History suggests caution. Only about 25 per cent of mergers add significant value, while another 25 per cent turn out to be essentially break-even transactions, Mr. Jamrozinski of Deloitte estimates. The remaining half of mergers actually destroy value.

The flurry of takeovers in Canada back in 2006 underline the dangers. Vale, which acquired nickel giant Inco, has seen its stock plunge in recent years, in part because of slumping nickel prices. U.S. Steel, which took over Stelco, put the unit into creditor protection in 2014 as the entire steel industry continued to struggle with dismal prices.

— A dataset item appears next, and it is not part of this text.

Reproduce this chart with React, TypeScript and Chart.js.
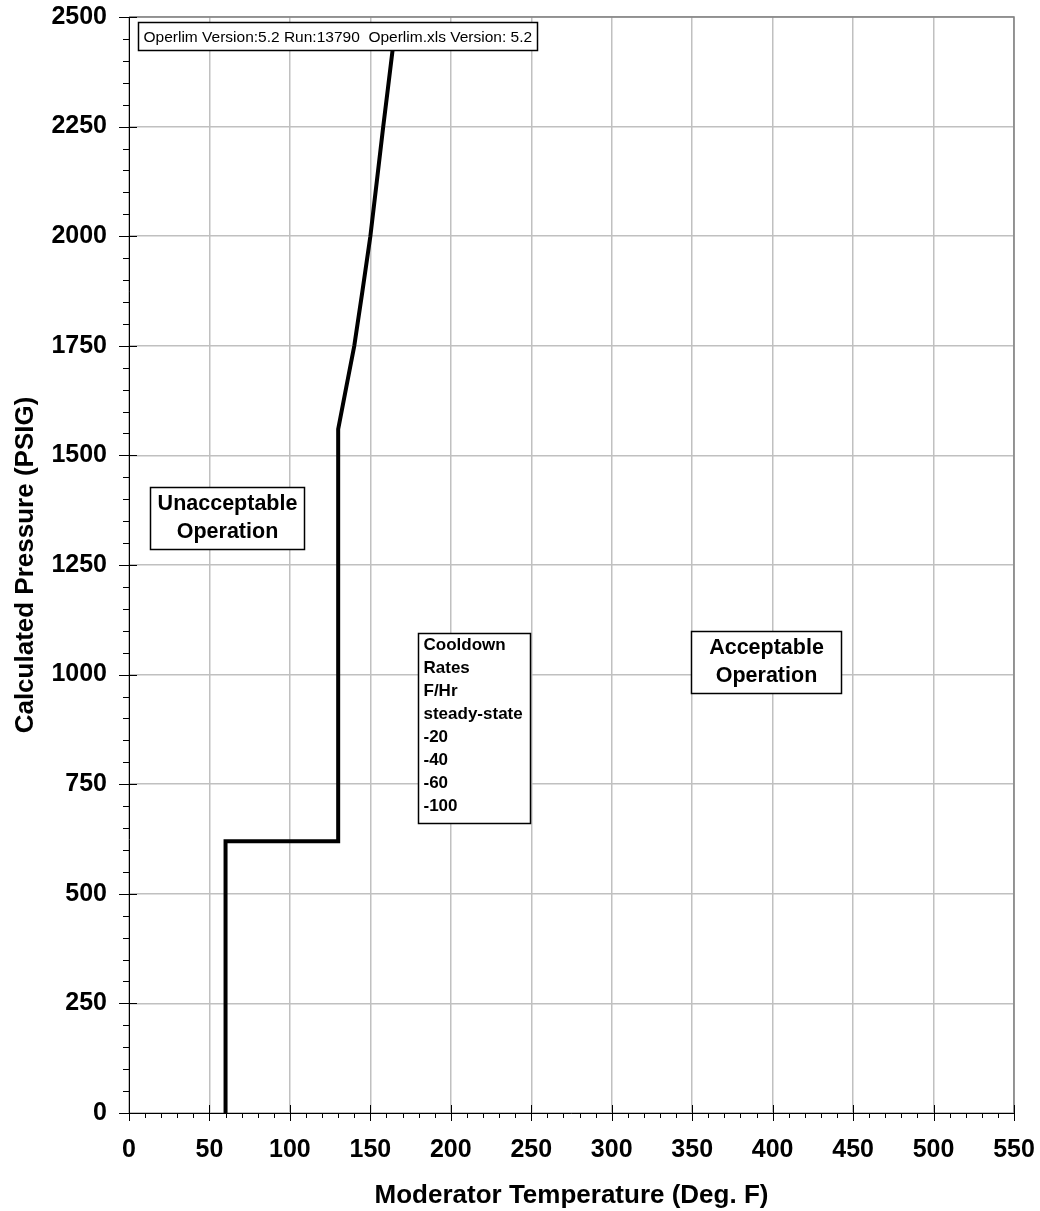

The biggest winners from the current takeover frenzy will be companies that focus on what happens after the deal, Mr. Jamrozinski says. "M&A is hard to do. From our experience, where companies have been successful and created value, the key is often the discipline and approach they use post-merger rather than the price they paid going in."

Still, despite all the risks involved, he thinks the recent outburst of M&A is positive for Corporate Canada, a sign of more executives taking a long-term viewpoint. "This is a good story for Canada," he says. "There are far more companies out there thinking about where they want to be in 2020 or 2025 and pondering the strategies and technology they need to get there."